### INSTRUCTIONS TO FOLLOW
Write out every line of the material exactly as it appears.
>>>>>
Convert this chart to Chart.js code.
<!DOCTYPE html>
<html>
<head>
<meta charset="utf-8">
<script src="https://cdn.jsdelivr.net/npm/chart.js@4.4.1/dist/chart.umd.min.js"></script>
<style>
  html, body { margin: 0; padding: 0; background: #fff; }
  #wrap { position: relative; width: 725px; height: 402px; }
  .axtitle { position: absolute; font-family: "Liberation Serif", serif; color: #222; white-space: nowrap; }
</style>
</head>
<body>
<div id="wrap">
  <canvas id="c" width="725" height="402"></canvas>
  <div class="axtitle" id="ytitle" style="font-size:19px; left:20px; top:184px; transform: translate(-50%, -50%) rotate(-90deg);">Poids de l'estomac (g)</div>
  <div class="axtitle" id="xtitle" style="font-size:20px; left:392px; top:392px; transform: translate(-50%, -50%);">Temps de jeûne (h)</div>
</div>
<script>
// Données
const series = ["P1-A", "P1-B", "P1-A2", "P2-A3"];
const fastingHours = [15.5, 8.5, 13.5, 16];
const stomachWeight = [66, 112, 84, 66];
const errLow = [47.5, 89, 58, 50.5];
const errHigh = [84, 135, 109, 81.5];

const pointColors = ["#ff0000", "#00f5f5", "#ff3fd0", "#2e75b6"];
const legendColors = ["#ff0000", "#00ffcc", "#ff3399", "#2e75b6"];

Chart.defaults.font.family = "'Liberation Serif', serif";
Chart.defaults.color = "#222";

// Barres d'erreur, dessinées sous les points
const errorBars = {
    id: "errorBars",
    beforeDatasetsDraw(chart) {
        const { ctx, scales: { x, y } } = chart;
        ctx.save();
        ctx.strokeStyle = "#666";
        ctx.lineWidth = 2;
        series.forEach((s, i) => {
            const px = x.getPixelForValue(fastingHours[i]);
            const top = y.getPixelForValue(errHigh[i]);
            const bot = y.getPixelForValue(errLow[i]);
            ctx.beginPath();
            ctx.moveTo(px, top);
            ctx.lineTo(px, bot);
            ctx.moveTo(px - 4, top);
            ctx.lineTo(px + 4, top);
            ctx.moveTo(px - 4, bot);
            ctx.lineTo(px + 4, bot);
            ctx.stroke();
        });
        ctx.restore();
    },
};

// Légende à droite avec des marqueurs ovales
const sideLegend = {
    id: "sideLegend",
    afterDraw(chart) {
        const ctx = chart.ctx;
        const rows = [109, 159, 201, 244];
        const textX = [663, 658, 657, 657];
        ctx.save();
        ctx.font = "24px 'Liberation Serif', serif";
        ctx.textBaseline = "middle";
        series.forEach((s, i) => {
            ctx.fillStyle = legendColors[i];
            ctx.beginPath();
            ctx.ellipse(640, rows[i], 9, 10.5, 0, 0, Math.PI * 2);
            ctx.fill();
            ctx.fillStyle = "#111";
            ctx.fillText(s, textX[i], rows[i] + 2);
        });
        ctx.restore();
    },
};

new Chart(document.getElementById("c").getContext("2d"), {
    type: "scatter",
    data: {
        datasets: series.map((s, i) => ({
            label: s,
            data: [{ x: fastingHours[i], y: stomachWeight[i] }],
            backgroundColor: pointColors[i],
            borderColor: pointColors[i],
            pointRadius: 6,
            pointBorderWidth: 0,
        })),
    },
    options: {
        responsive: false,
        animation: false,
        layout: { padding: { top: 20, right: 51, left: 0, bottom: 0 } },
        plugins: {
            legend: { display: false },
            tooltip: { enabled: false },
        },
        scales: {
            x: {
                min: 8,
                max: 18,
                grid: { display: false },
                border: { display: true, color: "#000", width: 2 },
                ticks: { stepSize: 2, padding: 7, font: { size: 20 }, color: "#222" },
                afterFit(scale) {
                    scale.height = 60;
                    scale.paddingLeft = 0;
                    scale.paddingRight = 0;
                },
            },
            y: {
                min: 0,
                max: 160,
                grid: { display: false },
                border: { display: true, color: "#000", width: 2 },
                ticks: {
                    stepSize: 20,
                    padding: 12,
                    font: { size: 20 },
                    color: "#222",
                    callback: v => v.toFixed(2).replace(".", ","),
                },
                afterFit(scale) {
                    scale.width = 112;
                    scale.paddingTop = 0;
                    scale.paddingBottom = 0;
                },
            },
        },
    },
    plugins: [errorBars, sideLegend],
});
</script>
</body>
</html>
<<<<<
### FULL RESPONSE
Convert this chart to Chart.js code.
<!DOCTYPE html>
<html>
<head>
<meta charset="utf-8">
<script src="https://cdn.jsdelivr.net/npm/chart.js@4.4.1/dist/chart.umd.min.js"></script>
<style>
  html, body { margin: 0; padding: 0; background: #fff; }
  #wrap { position: relative; width: 725px; height: 402px; }
  .axtitle { position: absolute; font-family: "Liberation Serif", serif; color: #222; white-space: nowrap; }
</style>
</head>
<body>
<div id="wrap">
  <canvas id="c" width="725" height="402"></canvas>
  <div class="axtitle" id="ytitle" style="font-size:19px; left:20px; top:184px; transform: translate(-50%, -50%) rotate(-90deg);">Poids de l'estomac (g)</div>
  <div class="axtitle" id="xtitle" style="font-size:20px; left:392px; top:392px; transform: translate(-50%, -50%);">Temps de jeûne (h)</div>
</div>
<script>
// Données
const series = ["P1-A", "P1-B", "P1-A2", "P2-A3"];
const fastingHours = [15.5, 8.5, 13.5, 16];
const stomachWeight = [66, 112, 84, 66];
const errLow = [47.5, 89, 58, 50.5];
const errHigh = [84, 135, 109, 81.5];

const pointColors = ["#ff0000", "#00f5f5", "#ff3fd0", "#2e75b6"];
const legendColors = ["#ff0000", "#00ffcc", "#ff3399", "#2e75b6"];

Chart.defaults.font.family = "'Liberation Serif', serif";
Chart.defaults.color = "#222";

// Barres d'erreur, dessinées sous les points
const errorBars = {
    id: "errorBars",
    beforeDatasetsDraw(chart) {
        const { ctx, scales: { x, y } } = chart;
        ctx.save();
        ctx.strokeStyle = "#666";
        ctx.lineWidth = 2;
        series.forEach((s, i) => {
            const px = x.getPixelForValue(fastingHours[i]);
            const top = y.getPixelForValue(errHigh[i]);
            const bot = y.getPixelForValue(errLow[i]);
            ctx.beginPath();
            ctx.moveTo(px, top);
            ctx.lineTo(px, bot);
            ctx.moveTo(px - 4, top);
            ctx.lineTo(px + 4, top);
            ctx.moveTo(px - 4, bot);
            ctx.lineTo(px + 4, bot);
            ctx.stroke();
        });
        ctx.restore();
    },
};

// Légende à droite avec des marqueurs ovales
const sideLegend = {
    id: "sideLegend",
    afterDraw(chart) {
        const ctx = chart.ctx;
        const rows = [109, 159, 201, 244];
        const textX = [663, 658, 657, 657];
        ctx.save();
        ctx.font = "24px 'Liberation Serif', serif";
        ctx.textBaseline = "middle";
        series.forEach((s, i) => {
            ctx.fillStyle = legendColors[i];
            ctx.beginPath();
            ctx.ellipse(640, rows[i], 9, 10.5, 0, 0, Math.PI * 2);
            ctx.fill();
            ctx.fillStyle = "#111";
            ctx.fillText(s, textX[i], rows[i] + 2);
        });
        ctx.restore();
    },
};

new Chart(document.getElementById("c").getContext("2d"), {
    type: "scatter",
    data: {
        datasets: series.map((s, i) => ({
            label: s,
            data: [{ x: fastingHours[i], y: stomachWeight[i] }],
            backgroundColor: pointColors[i],
            borderColor: pointColors[i],
            pointRadius: 6,
            pointBorderWidth: 0,
        })),
    },
    options: {
        responsive: false,
        animation: false,
        layout: { padding: { top: 20, right: 51, left: 0, bottom: 0 } },
        plugins: {
            legend: { display: false },
            tooltip: { enabled: false },
        },
        scales: {
            x: {
                min: 8,
                max: 18,
                grid: { display: false },
                border: { display: true, color: "#000", width: 2 },
                ticks: { stepSize: 2, padding: 7, font: { size: 20 }, color: "#222" },
                afterFit(scale) {
                    scale.height = 60;
                    scale.paddingLeft = 0;
                    scale.paddingRight = 0;
                },
            },
            y: {
                min: 0,
                max: 160,
                grid: { display: false },
                border: { display: true, color: "#000", width: 2 },
                ticks: {
                    stepSize: 20,
                    padding: 12,
                    font: { size: 20 },
                    color: "#222",
                    callback: v => v.toFixed(2).replace(".", ","),
                },
                afterFit(scale) {
                    scale.width = 112;
                    scale.paddingTop = 0;
                    scale.paddingBottom = 0;
                },
            },
        },
    },
    plugins: [errorBars, sideLegend],
});
</script>
</body>
</html>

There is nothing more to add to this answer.